Water Injection Measured

The Alberta institute report, to be released later today to the public, uses new models to calculate carbon emissions from oil produced in nations such as Saudi Arabia and Venezuela where operational information may not be available, Isaacs said. The energy used in injecting water into wells to coax out more oil, for example, is included in the new calculation.

Alberta oil is separated from sand and clay with intense heat in a process that releases more greenhouse gases than pumping conventional crude. Environmental rules proposed in California and under debate in Washington target carbon emissions from fuels before they are burned in a car or truck.

“My understanding is that the energy requirements of producing a barrel of oil from tar sands is two to three times higher than oil from sources like Saudi Arabia,” Bill Grant, associate executive director of the Izaac Walton League of America, a conservation group, said in an interview. “I would agree let’s be fair about it, but I’m skeptical that the gap closes as much as they’re claiming.”

California Initiative

California wants to reduce greenhouse gases from transportation fuels by 10 percent by 2020. The state would count the total “life-cycle” of emissions released, all the way from extracting oil to filling a car’s tank, toward the new target. A similar rule was removed from a House of Representatives bill to fight global warming before the measure was approved in June.
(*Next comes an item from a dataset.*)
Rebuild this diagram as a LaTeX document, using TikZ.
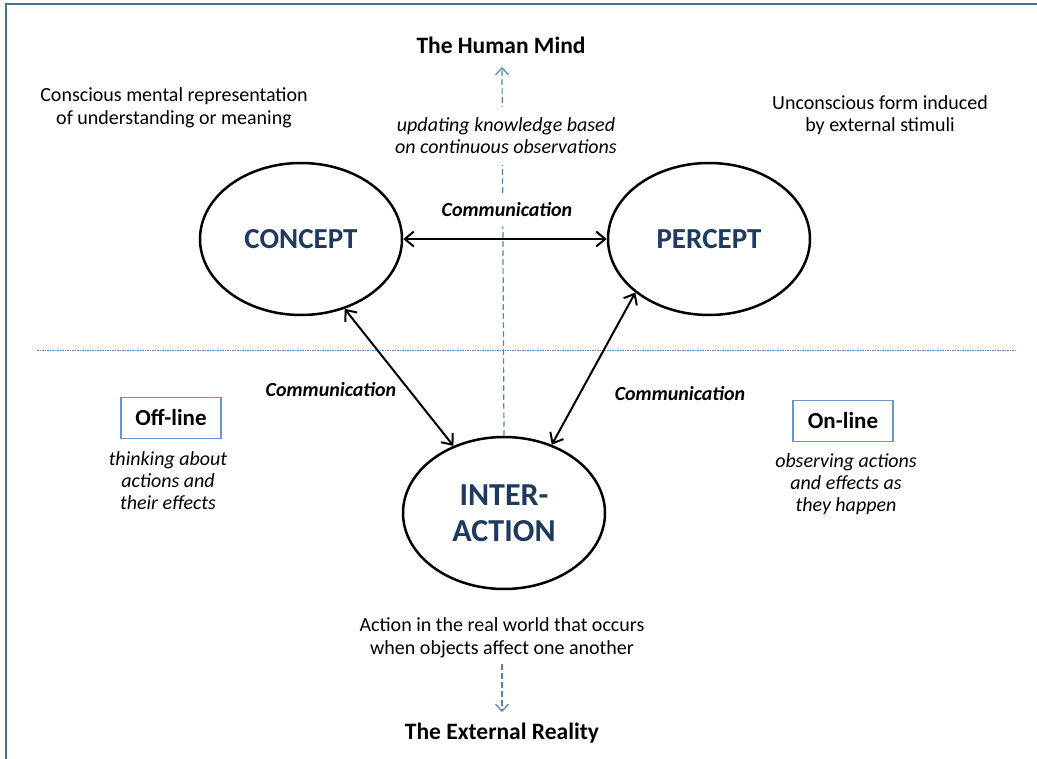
\documentclass[tikz,border=0pt]{standalone}
\usepackage{fontspec}
\setmainfont{Carlito}
\usetikzlibrary{arrows.meta,shapes.geometric,backgrounds}
\definecolor{framecol}{HTML}{4A6E9E}
\definecolor{dashcol}{HTML}{4F81BD}
\definecolor{boxcol}{HTML}{6A93CF}
\definecolor{titlecol}{HTML}{1F3A60}
\tikzset{
  ell/.style={ellipse, draw=black, line width=2.5pt, minimum width=202pt, minimum height=152pt,
    inner sep=0pt, font=\fontsize{29}{36}\selectfont\bfseries, text=titlecol, align=center},
  txt/.style={font=\fontsize{20}{22.5}\selectfont, align=center, inner sep=0pt},
  itxt/.style={font=\fontsize{20}{22}\selectfont\itshape, align=center, inner sep=0pt},
  comm/.style={font=\fontsize{20}{22}\selectfont\bfseries\itshape, inner sep=0pt},
  ttl/.style={font=\fontsize{23.5}{26}\selectfont\bfseries, inner sep=0pt},
  lbox/.style={draw=boxcol, line width=1.2pt, minimum width=100pt, minimum height=41pt,
    inner sep=0pt, font=\fontsize{23}{26}\selectfont\bfseries},
  vdash/.style={draw=dashcol, line width=1.2pt, dash pattern=on 5.5pt off 3.5pt},
  vtip/.style={-{Straight Barb[length=7pt,width=13pt,line width=1.2pt]}},
  carrow/.style={line width=2pt, {Straight Barb[length=9pt,width=15pt,line width=2pt]}-{Straight Barb[length=9pt,width=15pt,line width=2pt]}},
}
\begin{document}
\begin{tikzpicture}[x=1pt,y=-1pt]
\useasboundingbox (0,0) rectangle (1037,759);
\draw[framecol, line width=2pt] (6,759) -- (6,4) -- (1037,4);

% titles
\node[ttl] (mind) at (501,45) {The Human Mind};
\node[ttl] (ext) at (502,733) {The External Reality};
\coordinate (mindtip) at (502,67);
\coordinate (exttip) at (502,712);

% side texts
\node[txt] (conscious) at (174,108) {Conscious mental representation\\of understanding or meaning};
\node[txt] (uncons) at (880,115) {Unconscious form induced\\by external stimuli};
\node[itxt, fill=white, inner ysep=11pt] (upd) at (506,136) {updating knowledge based\\on continuous observations};

% ellipses
\node[ell] (concept) at (301,239) {CONCEPT};
\node[ell] (percept) at (709,239) {PERCEPT};
\node[ell, font=\fontsize{32}{36}\selectfont\bfseries] (inter) at (504,513) {INTER-\\ACTION};

% communication labels
\node[comm, fill=white, inner ysep=9pt] (comm1) at (507,210) {Communication};
\node[comm] (comm2) at (331,390) {Communication};
\node[comm] (comm3) at (680,394) {Communication};

% boxes
\node[lbox] (off) at (171,418) {Off-line};
\node[lbox] (on) at (843,421) {On-line};
\node[itxt] (offtxt) at (168,481) {thinking about\\actions and\\their effects};
\node[itxt] (ontxt) at (846,484) {observing actions\\and effects as\\they happen};

\node[txt] (action) at (502,638) {Action in the real world that occurs\\when objects affect one another};

% dashed / dotted lines
\begin{pgfonlayer}{background}
\draw[vdash, vtip] (inter.north) -- (mindtip);
\end{pgfonlayer}
\coordinate (dl) at (37,351);
\coordinate (dr) at (1017,351);
\begin{pgfonlayer}{background}
\draw[dashcol, line width=1pt, dash pattern=on 1.5pt off 1pt] (dl) -- (dr);
\end{pgfonlayer}
\draw[vdash, vtip] ([yshift=-6pt]action.south) -- (exttip);

% communication arrows
\draw[carrow] (concept.east) -- (percept.west);
\draw[carrow] (concept.-58) -- (inter.127);
\draw[carrow] (percept.216) -- (inter.55);
\end{tikzpicture}
\end{document}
Today’s report is misleading because it compares the cleanest oil sands operations to some of the dirtiest conventional crude production, said Simon Mui, a scientist with the New York-based Natural Resources Defense Council, an environmental group. Mui, who is based in San Francisco, has reviewed data that went into the report.

“The oil tar sands industry has been trying to basically say ‘Hey, you don’t have to regulate us be we’re not different than conventional crude,’” Mui said in an interview. “I would take that report with a grain of salt given that the Alberta Energy Research Institute’s job is to promote tar sands.”

‘Complex’ Business

The Alberta institute, whose board includes Charles Fischer, former chief executive of Nexen, hired Pasadena, California-based Jacobs Engineering Group and Cambridge, Massachusetts-based TIAX LLC to prepare the report. No industry money was used to fund the report, Isaacs said.

Because the business is so complex, “we’ll get numbers all over the place,” Isaacs said. “We felt this could inform not only California but other policy makers.”

The U.S. imported about 780,000 barrels a day of tar-sands oil in 2008, according to the Canadian Association of Petroleum Producers. Calgary-based Nexen, owner of the C$6.1 billion ($5.6 billion) Long Lake oil-sands project in Alberta, together with Shell, Europe’s largest oil company, and other producers have planned to ship about 3.3 million barrels a day by 2020.